- **Your task**:
Exclude images, then output the remaining data verbatim.

═══ Supplied information ═══

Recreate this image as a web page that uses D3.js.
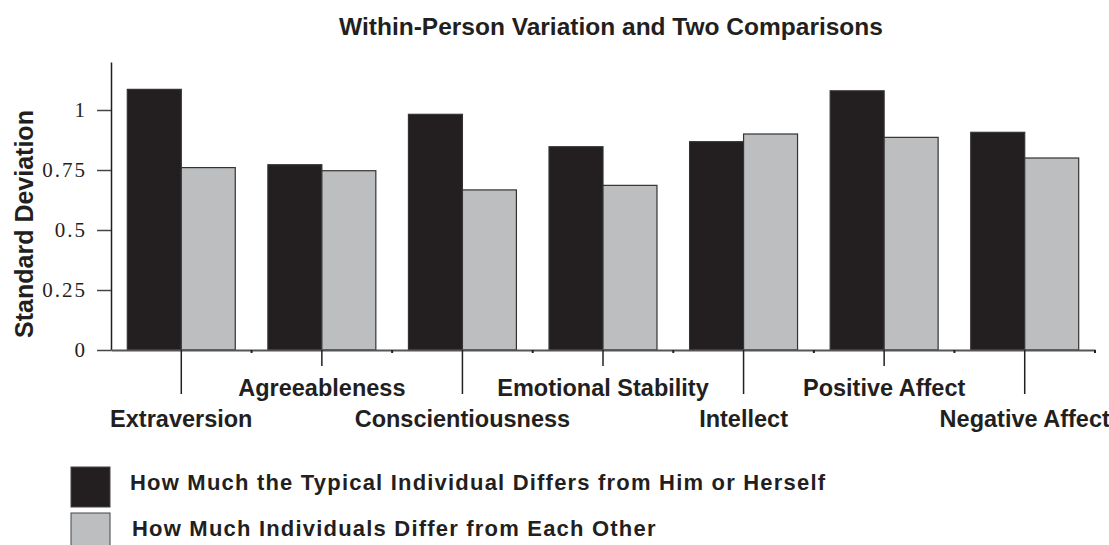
<!DOCTYPE html>
<html>
<head>
<meta charset="utf-8">
<script src="https://cdn.jsdelivr.net/npm/d3@7"></script>
<style>
  body { margin: 0; background: #fff; }
  svg { display: block; }
  .ylab { font-family: 'Liberation Serif', 'Times New Roman', serif; font-size: 21px; letter-spacing: 2px; fill: #231f20; }
</style>
</head>
<body>
<svg id="sdChart"></svg>
<script>
// data
let categories = ['Extraversion', 'Agreeableness', 'Conscientiousness', 'Emotional Stability',
                  'Intellect', 'Positive Affect', 'Negative Affect'];
let withinPerson = [1.086, 0.772, 0.982, 0.847, 0.868, 1.080, 0.907];
let betweenPerson = [0.760, 0.747, 0.667, 0.686, 0.900, 0.886, 0.800];
let yTicks = [0, 0.25, 0.5, 0.75, 1];
let yTickLabels = ['0', '0.25', '0.5', '0.75', '1'];
let seriesNames = ['How Much the Typical Individual Differs from Him or Herself',
                   'How Much Individuals Differ from Each Other'];
let seriesColors = ['#231f20', '#bcbec0'];
let chartTitle = 'Within-Person Variation and Two Comparisons';
let yTitle = 'Standard Deviation';

// svg size
let widthSVG = 1109;
let heightSVG = 545;
let margins = {
  top: 62,
  bottom: 195,
  right: 14,
  left: 111
}
let width = widthSVG - margins.left - margins.right;
let height = heightSVG - margins.top - margins.bottom;

let SVG = d3.select('svg#sdChart')
            .attr('width', widthSVG)
            .attr('height', heightSVG);

let SVGG = SVG.append('g')
              .attr('transform', `translate(${margins.left}, ${margins.top})`);

let sans = "'Liberation Sans', Arial, Helvetica, sans-serif";

// scales
let x = d3.scaleBand()
          .domain(categories)
          .range([0, width])
          .paddingInner(0.232)
          .paddingOuter(0.116);

let xSub = d3.scaleBand()
             .domain([0, 1])
             .range([0, x.bandwidth()]);

let y = d3.scaleLinear()
          .domain([0, 1.2])
          .range([height, 0]);

// title
SVG.append('text')
   .text(chartTitle)
   .attr('x', 611)
   .attr('y', 35)
   .style('text-anchor', 'middle')
   .style('font-family', sans)
   .style('font-weight', 'bold')
   .style('font-size', '24.5px')
   .style('fill', '#231f20');

// y axis title
SVG.append('text')
   .text(yTitle)
   .attr('transform', `translate(33, ${margins.top + y(0.525)}) rotate(-90)`)
   .style('text-anchor', 'middle')
   .style('font-family', sans)
   .style('font-weight', 'bold')
   .style('font-size', '25px')
   .style('fill', '#231f20');

// bars
let barGroups = SVGG.selectAll('g.barGroup')
                    .data(categories)
                    .enter()
                    .append('g')
                    .classed('barGroup', true)
                    .attr('transform', d => `translate(${x(d)}, 0)`);

barGroups.selectAll('rect')
         .data((d, i) => [withinPerson[i], betweenPerson[i]])
         .enter()
         .append('rect')
         .attr('x', (d, j) => xSub(j))
         .attr('width', xSub.bandwidth())
         .attr('y', d => y(d))
         .attr('height', d => y(0) - y(d))
         .style('fill', (d, j) => seriesColors[j])
         .style('stroke', '#333')
         .style('stroke-width', '1.2px');

// y axis, labels drawn separately in serif
let yAxis = SVGG.append('g')
                .attr('class', 'y axis')
                .call(d3.axisLeft(y)
                        .tickValues(yTicks)
                        .tickSize(14)
                        .tickSizeOuter(0)
                        .tickFormat(''));

yAxis.select('.domain').style('stroke', '#231f20').style('stroke-width', '1.5px');
yAxis.selectAll('.tick line').style('stroke', '#444').style('stroke-width', '1.5px');

SVGG.append('g')
    .selectAll('text')
    .data(yTicks)
    .enter()
    .append('text')
    .attr('class', 'ylab')
    .text((d, i) => yTickLabels[i])
    .attr('x', -24)
    .attr('y', d => y(d))
    .attr('dy', '0.34em')
    .style('text-anchor', 'end');

// x axis, ticks alternate in length so labels can sit on two rows
let xAxis = SVGG.append('g')
                .attr('class', 'x axis')
                .attr('transform', `translate(0, ${height})`)
                .call(d3.axisBottom(x)
                        .tickSizeOuter(0)
                        .tickSize(0));

xAxis.select('.domain').style('stroke', '#555').style('stroke-width', '2px');
xAxis.selectAll('.tick line')
     .attr('y2', (d, i) => i % 2 == 0 ? 44 : 16)
     .style('stroke', '#231f20')
     .style('stroke-width', '1.5px');
xAxis.selectAll('.tick text')
     .attr('y', (d, i) => i % 2 == 0 ? 77 : 46)
     .attr('dy', 0)
     .style('font-family', sans)
     .style('font-weight', 'bold')
     .style('font-size', '23.5px')
     .style('fill', '#231f20');

// little ticks on the band boundaries
SVGG.append('g')
    .selectAll('line')
    .data(categories)
    .enter()
    .append('line')
    .attr('x1', d => x(d) + x.bandwidth() + x.step() * x.paddingInner() / 2)
    .attr('x2', d => x(d) + x.bandwidth() + x.step() * x.paddingInner() / 2)
    .attr('y1', height)
    .attr('y2', height + 3)
    .style('stroke', '#231f20')
    .style('stroke-width', '2px');

// legend
let legend = SVG.append('g')
                .attr('transform', 'translate(71, 467)');

let legendItems = legend.selectAll('g')
                        .data(seriesNames)
                        .enter()
                        .append('g')
                        .attr('transform', (d, i) => `translate(0, ${i * 46})`);

legendItems.append('rect')
           .attr('width', 39)
           .attr('height', 40)
           .style('fill', (d, i) => seriesColors[i])
           .style('stroke', '#444')
           .style('stroke-width', '1px');

legendItems.append('text')
           .text(d => d)
           .attr('x', (d, i) => i == 0 ? 59 : 61)
           .attr('y', 23)
           .style('font-family', sans)
           .style('font-weight', 'bold')
           .style('font-size', '22px')
           .style('letter-spacing', '1.2px')
           .style('fill', '#231f20');
</script>
</body>
</html>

═══

- **Output of the exercise**:
Recreate this image as a web page that uses D3.js.
<!DOCTYPE html>
<html>
<head>
<meta charset="utf-8">
<script src="https://cdn.jsdelivr.net/npm/d3@7"></script>
<style>
  body { margin: 0; background: #fff; }
  svg { display: block; }
  .ylab { font-family: 'Liberation Serif', 'Times New Roman', serif; font-size: 21px; letter-spacing: 2px; fill: #231f20; }
</style>
</head>
<body>
<svg id="sdChart"></svg>
<script>
// data
let categories = ['Extraversion', 'Agreeableness', 'Conscientiousness', 'Emotional Stability',
                  'Intellect', 'Positive Affect', 'Negative Affect'];
let withinPerson = [1.086, 0.772, 0.982, 0.847, 0.868, 1.080, 0.907];
let betweenPerson = [0.760, 0.747, 0.667, 0.686, 0.900, 0.886, 0.800];
let yTicks = [0, 0.25, 0.5, 0.75, 1];
let yTickLabels = ['0', '0.25', '0.5', '0.75', '1'];
let seriesNames = ['How Much the Typical Individual Differs from Him or Herself',
                   'How Much Individuals Differ from Each Other'];
let seriesColors = ['#231f20', '#bcbec0'];
let chartTitle = 'Within-Person Variation and Two Comparisons';
let yTitle = 'Standard Deviation';

// svg size
let widthSVG = 1109;
let heightSVG = 545;
let margins = {
  top: 62,
  bottom: 195,
  right: 14,
  left: 111
}
let width = widthSVG - margins.left - margins.right;
let height = heightSVG - margins.top - margins.bottom;

let SVG = d3.select('svg#sdChart')
            .attr('width', widthSVG)
            .attr('height', heightSVG);

let SVGG = SVG.append('g')
              .attr('transform', `translate(${margins.left}, ${margins.top})`);

let sans = "'Liberation Sans', Arial, Helvetica, sans-serif";

// scales
let x = d3.scaleBand()
          .domain(categories)
          .range([0, width])
          .paddingInner(0.232)
          .paddingOuter(0.116);

let xSub = d3.scaleBand()
             .domain([0, 1])
             .range([0, x.bandwidth()]);

let y = d3.scaleLinear()
          .domain([0, 1.2])
          .range([height, 0]);

// title
SVG.append('text')
   .text(chartTitle)
   .attr('x', 611)
   .attr('y', 35)
   .style('text-anchor', 'middle')
   .style('font-family', sans)
   .style('font-weight', 'bold')
   .style('font-size', '24.5px')
   .style('fill', '#231f20');

// y axis title
SVG.append('text')
   .text(yTitle)
   .attr('transform', `translate(33, ${margins.top + y(0.525)}) rotate(-90)`)
   .style('text-anchor', 'middle')
   .style('font-family', sans)
   .style('font-weight', 'bold')
   .style('font-size', '25px')
   .style('fill', '#231f20');

// bars
let barGroups = SVGG.selectAll('g.barGroup')
                    .data(categories)
                    .enter()
                    .append('g')
                    .classed('barGroup', true)
                    .attr('transform', d => `translate(${x(d)}, 0)`);

barGroups.selectAll('rect')
         .data((d, i) => [withinPerson[i], betweenPerson[i]])
         .enter()
         .append('rect')
         .attr('x', (d, j) => xSub(j))
         .attr('width', xSub.bandwidth())
         .attr('y', d => y(d))
         .attr('height', d => y(0) - y(d))
         .style('fill', (d, j) => seriesColors[j])
         .style('stroke', '#333')
         .style('stroke-width', '1.2px');

// y axis, labels drawn separately in serif
let yAxis = SVGG.append('g')
                .attr('class', 'y axis')
                .call(d3.axisLeft(y)
                        .tickValues(yTicks)
                        .tickSize(14)
                        .tickSizeOuter(0)
                        .tickFormat(''));

yAxis.select('.domain').style('stroke', '#231f20').style('stroke-width', '1.5px');
yAxis.selectAll('.tick line').style('stroke', '#444').style('stroke-width', '1.5px');

SVGG.append('g')
    .selectAll('text')
    .data(yTicks)
    .enter()
    .append('text')
    .attr('class', 'ylab')
    .text((d, i) => yTickLabels[i])
    .attr('x', -24)
    .attr('y', d => y(d))
    .attr('dy', '0.34em')
    .style('text-anchor', 'end');

// x axis, ticks alternate in length so labels can sit on two rows
let xAxis = SVGG.append('g')
                .attr('class', 'x axis')
                .attr('transform', `translate(0, ${height})`)
                .call(d3.axisBottom(x)
                        .tickSizeOuter(0)
                        .tickSize(0));

xAxis.select('.domain').style('stroke', '#555').style('stroke-width', '2px');
xAxis.selectAll('.tick line')
     .attr('y2', (d, i) => i % 2 == 0 ? 44 : 16)
     .style('stroke', '#231f20')
     .style('stroke-width', '1.5px');
xAxis.selectAll('.tick text')
     .attr('y', (d, i) => i % 2 == 0 ? 77 : 46)
     .attr('dy', 0)
     .style('font-family', sans)
     .style('font-weight', 'bold')
     .style('font-size', '23.5px')
     .style('fill', '#231f20');

// little ticks on the band boundaries
SVGG.append('g')
    .selectAll('line')
    .data(categories)
    .enter()
    .append('line')
    .attr('x1', d => x(d) + x.bandwidth() + x.step() * x.paddingInner() / 2)
    .attr('x2', d => x(d) + x.bandwidth() + x.step() * x.paddingInner() / 2)
    .attr('y1', height)
    .attr('y2', height + 3)
    .style('stroke', '#231f20')
    .style('stroke-width', '2px');

// legend
let legend = SVG.append('g')
                .attr('transform', 'translate(71, 467)');

let legendItems = legend.selectAll('g')
                        .data(seriesNames)
                        .enter()
                        .append('g')
                        .attr('transform', (d, i) => `translate(0, ${i * 46})`);

legendItems.append('rect')
           .attr('width', 39)
           .attr('height', 40)
           .style('fill', (d, i) => seriesColors[i])
           .style('stroke', '#444')
           .style('stroke-width', '1px');

legendItems.append('text')
           .text(d => d)
           .attr('x', (d, i) => i == 0 ? 59 : 61)
           .attr('y', 23)
           .style('font-family', sans)
           .style('font-weight', 'bold')
           .style('font-size', '22px')
           .style('letter-spacing', '1.2px')
           .style('fill', '#231f20');
</script>
</body>
</html>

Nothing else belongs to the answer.